Review: No Limits: A woman pilot's search for the real Amelia Earhart



This is a slim volume, only 113 pages long, and it is extremely disappointing.

In 1996, Linda Finch, a wealthy aviator, flew around the world in a recreation of Amelia Earhart's final flight. No Limits was the book published just before she took off on the two weeks long journey.

So how much of this 113-page tome has to deal with how Finch made her money, got interested in aviation, did in aviation, set up the World Flight, and so on?

A whole 20 pages. That's it. 20 pages, for a story that would have been fascinating in its own right.

Instead, we are given an 85-page biography of Amelia Earhart. Now, it's well-written, but it's nothing that wasn't told by Doris Rich in her biography in 1989 (in hardcover, brought out in paperback only in 1996, if Amazon.com is to be believed. I wonder if they brought it out in paperback to coincide with Earhart's 100 birthday which would be in 1997. (She was born in 1897).

There's another book, Amelia Earhart, world flight 1937, world flight 1997, Linda Finch, by Paul Duffy, which is perhaps the story of Finch's flight, but that's a slim tome too, only 100 pages. (Unfortunately, Amazon wants $20 for that, a price I'm not prepared to pay for such a slim tome. I'll try interlibrary loan).

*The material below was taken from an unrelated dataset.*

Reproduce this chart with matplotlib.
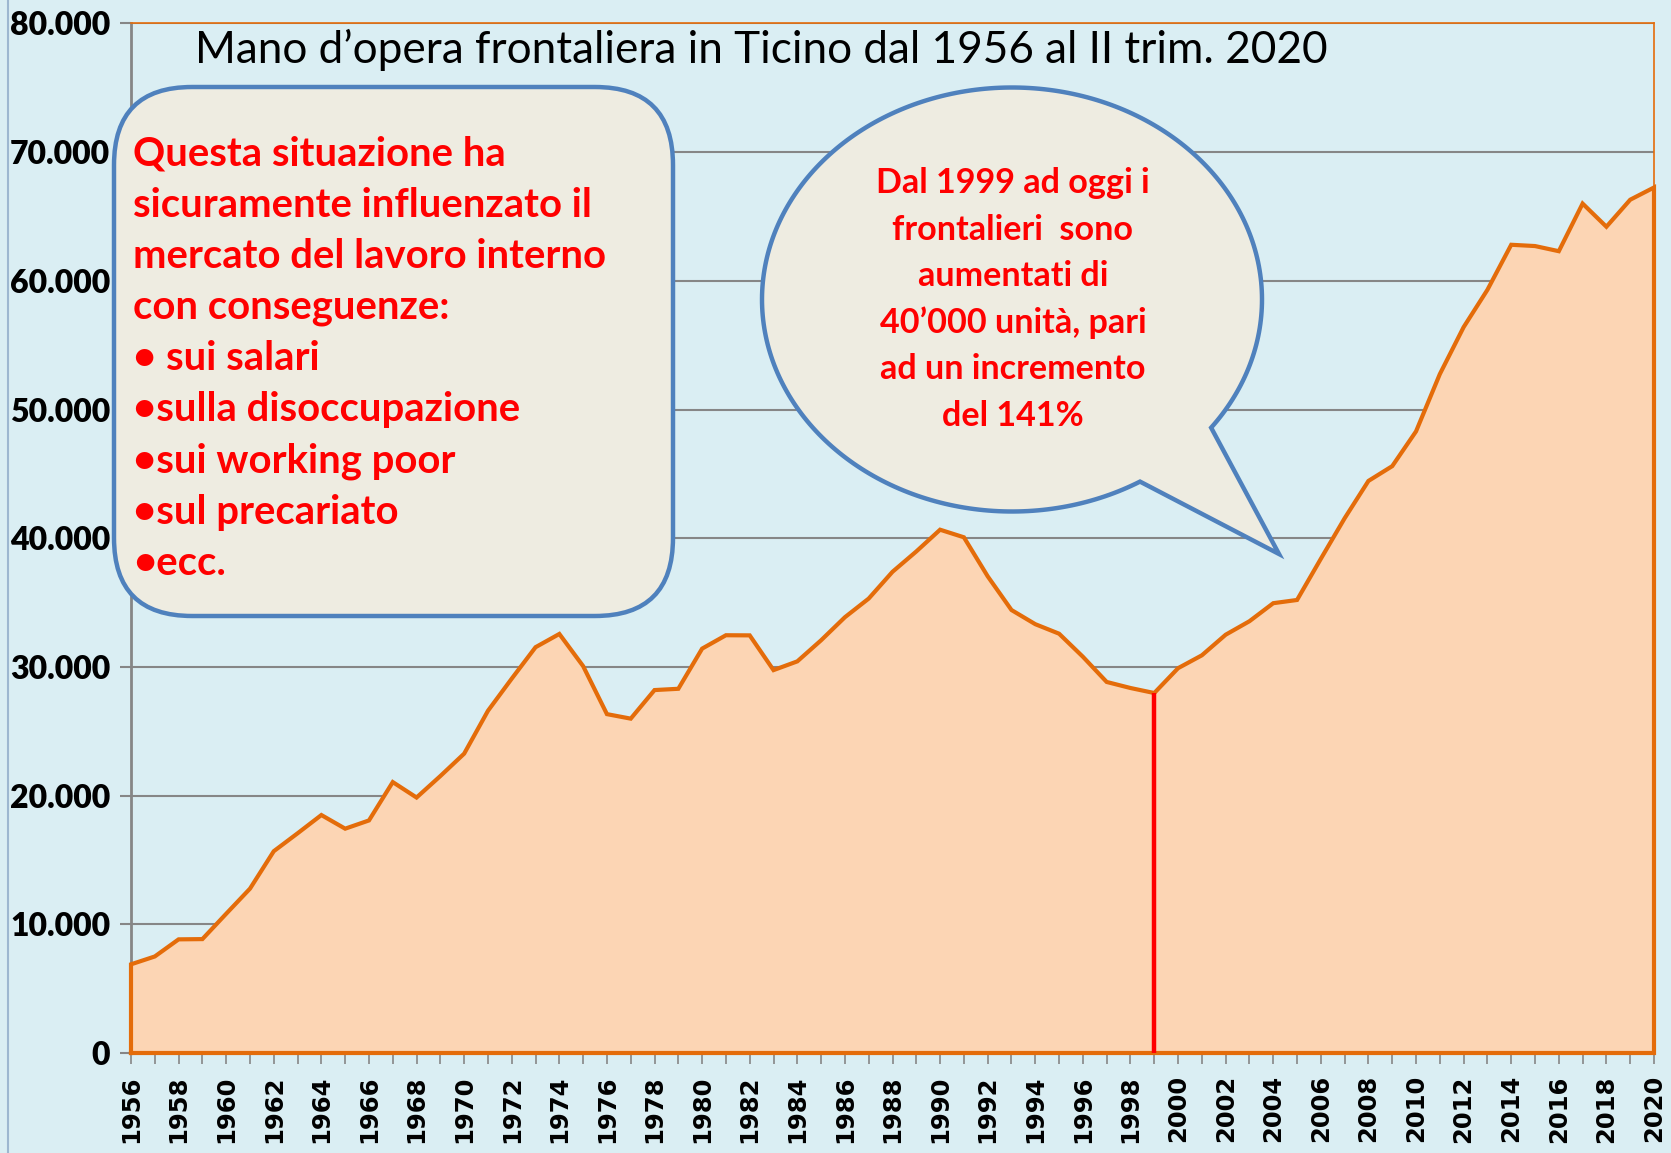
import matplotlib.pyplot as plt
import numpy as np
from matplotlib.patches import FancyBboxPatch, PathPatch
from matplotlib.path import Path

# frontalieri in Ticino, valori annuali
years = list(range(1956, 2021))
frontalieri = [6890, 7500, 8830, 8850, 10820, 12770, 15680, 17070, 18490, 17430,
               18070, 21050, 19850, 21520, 23260, 26590, 29090, 31530, 32560, 30060,
               26330, 25980, 28200, 28300, 31420, 32460, 32450, 29750, 30430, 32070,
               33860, 35310, 37390, 38970, 40660, 40070, 37040, 34420, 33320, 32580,
               30790, 28830, 28360, 27970, 29900, 30900, 32500, 33550, 34950, 35200,
               38400, 41550, 44450, 45600, 48300, 52750, 56400, 59300, 62800, 62700,
               62300, 66000, 64200, 66300, 67250]
marker_year = 1999
y_ticks = list(range(0, 80001, 10000))
y_labels = ["0", "10.000", "20.000", "30.000", "40.000", "50.000", "60.000", "70.000", "80.000"]

title = "Mano d\u2019opera frontaliera in Ticino dal 1956 al II trim. 2020"
box_lines = ["Questa situazione ha",
             "sicuramente influenzato il",
             "mercato del lavoro interno",
             "con conseguenze:",
             "\u2022 sui salari",
             "\u2022sulla disoccupazione",
             "\u2022sui working poor",
             "\u2022sul precariato",
             "\u2022ecc."]
bubble_lines = ["Dal 1999 ad oggi i",
                "frontalieri  sono",
                "aumentati di",
                "40\u2019000 unit\u00e0, pari",
                "ad un incremento",
                "del 141%"]

BG = "#DAEEF3"
FILL = "#FCD5B4"
ORANGE = "#E46C0A"
BLUE = "#4F81BD"
BOXFILL = "#EEECE1"
W, H = 1671, 1153
FONT = ["Lato", "DejaVu Sans"]

fig = plt.figure(figsize=(W / 100, H / 100), dpi=100, facecolor=BG)
ax = fig.add_axes([131 / W, 1 - 1053 / H, (1654 - 131) / W, (1053 - 23.4) / H])
ax.set_facecolor(BG)

ax.fill_between(years, frontalieri, 0, facecolor=FILL, edgecolor="none", zorder=2)
xs = [years[0]] + years + [years[-1], years[0]]
ys = [0] + frontalieri + [0, 0]
ax.plot(xs, ys, color=ORANGE, lw=3, zorder=3, solid_joinstyle="miter", clip_on=False)
ax.vlines(marker_year, 0, frontalieri[years.index(marker_year)], color="red", lw=3.2, zorder=4)

ax.set_xlim(years[0], years[-1])
ax.set_ylim(0, 80000)
ax.set_yticks(y_ticks)
ax.set_yticklabels(y_labels, fontfamily=FONT, fontweight="heavy", fontsize=23)
ax.set_xticks(years[::2])
ax.set_xticks(years, minor=True)
ax.set_xticklabels([str(y) for y in years[::2]], rotation=90, fontweight="bold",
                   fontsize=17.5, fontfamily="DejaVu Sans")
ax.tick_params(axis="y", length=8, width=1.5, color="#868686", pad=7)
ax.tick_params(axis="x", which="both", length=8, width=1.2, color="#868686", pad=8)
ax.grid(axis="y", color="#868686", lw=1.5, zorder=1)
ax.set_axisbelow(True)
for s in ["top", "right"]:
    ax.spines[s].set_color(ORANGE)
    ax.spines[s].set_linewidth(1.2)
for s in ["left", "bottom"]:
    ax.spines[s].set_color("#868686")
    ax.spines[s].set_linewidth(2)

# overlay in pixel coordinates for the callouts
ov = fig.add_axes([0, 0, 1, 1])
ov.set_xlim(0, W)
ov.set_ylim(H, 0)
ov.axis("off")
ov.patch.set_alpha(0)

ov.plot([8, 8], [0, H], color="#9DB7D0", lw=1.5)

ov.text(195, 50, title, fontsize=31.8, fontfamily=FONT, va="center", ha="left")

box = FancyBboxPatch((114, 87), 559, 529, boxstyle="round,pad=0,rounding_size=78",
                     facecolor=BOXFILL, edgecolor=BLUE, lw=3.2, zorder=5)
ov.add_patch(box)
for i, line in enumerate(box_lines):
    ov.text(133, 154 + i * 51.2, line, color="red", fontsize=28.8, fontweight="bold",
            fontfamily=FONT, va="center", ha="left", zorder=6)

# speech bubble: ellipse with a tail
cx, cy, a, b = 1012, 299.5, 250, 212
t1, t2 = np.deg2rad(59.2), np.deg2rad(37.2 + 360)
t = np.linspace(t1, t2, 300)
pts = np.column_stack([cx + a * np.cos(t), cy + b * np.sin(t)])
pts = np.vstack([pts, [1279, 554], pts[0]])
codes = [Path.MOVETO] + [Path.LINETO] * (len(pts) - 2) + [Path.CLOSEPOLY]
bubble = PathPatch(Path(pts, codes), facecolor=BOXFILL, edgecolor=BLUE, lw=3.2,
                   joinstyle="miter", zorder=5)
ov.add_patch(bubble)
for i, line in enumerate(bubble_lines):
    ov.text(1013, 183 + i * 46.6, line, color="red", fontsize=24.6, fontweight="bold",
            fontfamily=FONT, va="center", ha="center", zorder=6)

fig.savefig("out.png", dpi=100, facecolor=BG)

Anyway, Wikipedia has a detailed article on Linda Finch, http://en.wikipedia.org/wiki/Linda_Finch, and includes the story of the flight.

Finch met with groups of school children at all her stops in the United States and many of her stops overseas. The World Flight 1997 official web site had a multimedia school program that used the flight to teach geography, science, weather and mathematics to students. As well, the high-tech computer and communication equipment in her aircraft allowed children in some 200,000 classrooms around the world to chart her progress via the Internet.[2][7] The website was accessed approximately 30 million times. Finch said she used a laptop in the cockpit of the Electra to answer e-mail messages and she spent four or five hours every day after landing to keep in touch with her businesses and her three children: Julies, Leslie and Katie (ages 28, 21 and two at the time).


The website is unfortunately no more, which is too bad. It would have been interesting to have it as an archive.

Anyway, I can't advise purchasing this book, although it can be had inexpensively through Amazon.com. Gt it via Interlibrary Loan.

But Linda Finch, her career and her flight, and her life, sure seem like a story that deserves a real autobiography or biography. Perhaps she'll share that with us some day.